Coach Tom Thibodeau revealed he fielded several calls from around the league for a scouting report on Murphy.
"A guy with that skill set is going to have a very good future in this league," Thibodeau said. "He can shoot. He's a lot tougher than people realize. He's smart. He's driven. He plays with energy every day. And those type of guys always get better."
Murphy was a second-round pick by the Chicago Bulls last June. He appeared in 24 games, averaging 2.6 points before being waived on Thursday. In his four years at Florida, Murphy averaged 7.7 points and shot better than 43 percent from 3. He was a First Team All-SEC selection and an AP Honorable Mention All-American his senior year.
He'll wear No. 33 with the Jazz.
For the Jazz, similar to the acquisition of Malcolm Thomas, this is a chance to look at another young player as the team heads into the offseason. They'll have a chance to look at him in practice, summer league and in open gym sessions.
More the one of you has questioned the purpose of signing Thomas — and now Murphy — when minutes have been and likely will continue to be scarce.
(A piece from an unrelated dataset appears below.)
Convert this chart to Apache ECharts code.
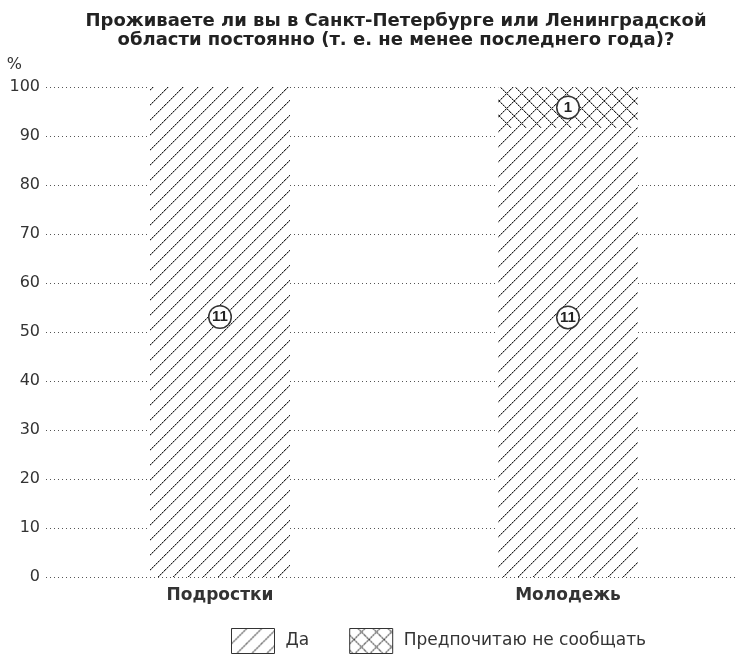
<!DOCTYPE html>
<html><head><meta charset="utf-8">
<script src="https://cdn.jsdelivr.net/npm/echarts@6/dist/echarts.min.js"></script>
<style>html,body{margin:0;padding:0;background:#fff}#c{width:735px;height:659px}</style>
</head><body><div id="c"></div>
<script>
var categories = ['Подростки', 'Молодежь'];
var seriesNames = ['Да', 'Предпочитаю не сообщать'];
var countsYes = [11, 11];
var countsNo = [0, 1];
var percentYes = [100, 91.67];
var percentNo = [0, 8.33];
var yTicks = [0, 10, 20, 30, 40, 50, 60, 70, 80, 90, 100];

var FONT = 'DejaVu Sans';

function makeHatch(cross) {
  var N = 15;
  var c = document.createElement('canvas');
  c.width = N; c.height = N;
  var g = c.getContext('2d');
  g.fillStyle = '#fff'; g.fillRect(0, 0, N, N);
  function px(x, y, col) { g.fillStyle = col; g.fillRect(((x % N) + N) % N, ((y % N) + N) % N, 1, 1); }
  for (var x = 0; x < N; x++) {
    var dark = x % 2 === 0 ? '#1e1e1e' : '#8a8a8a';
    px(x + 1, N - 1 - x, '#c8c8c8');
    px(x, N - 1 - x, dark);
    if (cross) {
      px(x + 1, x + 7, '#c8c8c8');
      px(x, x + 7, dark);
    }
  }
  return c;
}
var hatchYes = { image: makeHatch(false), repeat: 'repeat' };
var hatchNo = { image: makeHatch(true), repeat: 'repeat' };

var labelRich = {
  c: { width: 21, height: 21, lineHeight: 21, borderRadius: 11, borderColor: '#333', borderWidth: 1.5,
       backgroundColor: '#fff', align: 'center', fontSize: 15, fontWeight: 'bold', color: '#222',
       fontFamily: 'Liberation Sans' }
};
var yesOffsets = [[0, -15], [0, -35]];

function buildData(pcts, counts, offsets) {
  return pcts.map(function (v, i) {
    var d = { value: v, count: counts[i] };
    if (offsets) d.label = { offset: offsets[i] };
    return d;
  });
}

var chart = echarts.init(document.getElementById('c'), null, { renderer: 'canvas' });
chart.setOption({
  animation: false,
  backgroundColor: '#fff',
  textStyle: { fontFamily: FONT },
  title: {
    text: 'Проживаете ли вы в Санкт-Петербурге или Ленинградской\nобласти постоянно (т. е. не менее последнего года)?',
    left: 391, top: 7, textAlign: 'center',
    textStyle: { fontSize: 18, fontWeight: 'bold', color: '#222', lineHeight: 19, fontFamily: FONT }
  },
  grid: { left: 46, right: -7, top: 87, bottom: 82, containLabel: false, outerBoundsMode: 'none' },
  legend: {
    data: seriesNames, left: 231, top: 628, padding: 0, itemWidth: 43, itemHeight: 25, itemGap: 40,
    icon: 'rect',
    itemStyle: { borderColor: '#333', borderWidth: 1 },
    textStyle: { fontSize: 17, color: '#333', fontFamily: FONT, padding: [0, 0, 0, 6] }
  },
  xAxis: {
    type: 'category', data: categories,
    axisLine: { show: false }, axisTick: { show: false },
    axisLabel: { fontSize: 17, fontWeight: 'bold', color: '#333', margin: 10, fontFamily: FONT }
  },
  yAxis: {
    type: 'value', min: 0, max: 100, interval: 10,
    name: '%', nameLocation: 'end', nameGap: 14,
    nameTextStyle: { fontSize: 16, color: '#333', align: 'right', padding: [0, 24, 0, 0], fontFamily: FONT },
    axisLine: { show: false }, axisTick: { show: false },
    axisLabel: { fontSize: 16, color: '#333', margin: 6, fontFamily: FONT,
      formatter: function (v) { return yTicks.indexOf(v) >= 0 ? String(v) : ''; } },
    splitLine: { lineStyle: { color: '#555', type: [1, 3], width: 1 } }
  },
  series: [
    {
      name: seriesNames[0], type: 'bar', stack: 's', barWidth: 140,
      data: buildData(percentYes, countsYes, yesOffsets),
      itemStyle: { color: hatchYes },
      label: { show: true, position: 'inside', rich: labelRich,
        formatter: function (p) { return p.data.count ? '{c|' + p.data.count + '}' : ''; } }
    },
    {
      name: seriesNames[1], type: 'bar', stack: 's', barWidth: 140,
      data: buildData(percentNo, countsNo, null),
      itemStyle: { color: hatchNo },
      label: { show: true, position: 'inside', rich: labelRich,
        formatter: function (p) { return p.data.count ? '{c|' + p.data.count + '}' : ''; } }
    }
  ]
});
</script></body></html>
But Lindsey and the front office is still able to evaluate these players.
"There are only so many minutes to go around and our young players are already taking up a majority of them," Lindsey said yesterday. But the GM is watching and taking notes and stressed that it's still valuable to have these up-close looks. "[Saturday], Malcolm had a terrific practice. There was a lot of contact. We saw Malcolm block shots and show his athleticism."
He'll have a front-row seat to inspect Murphy's game, too.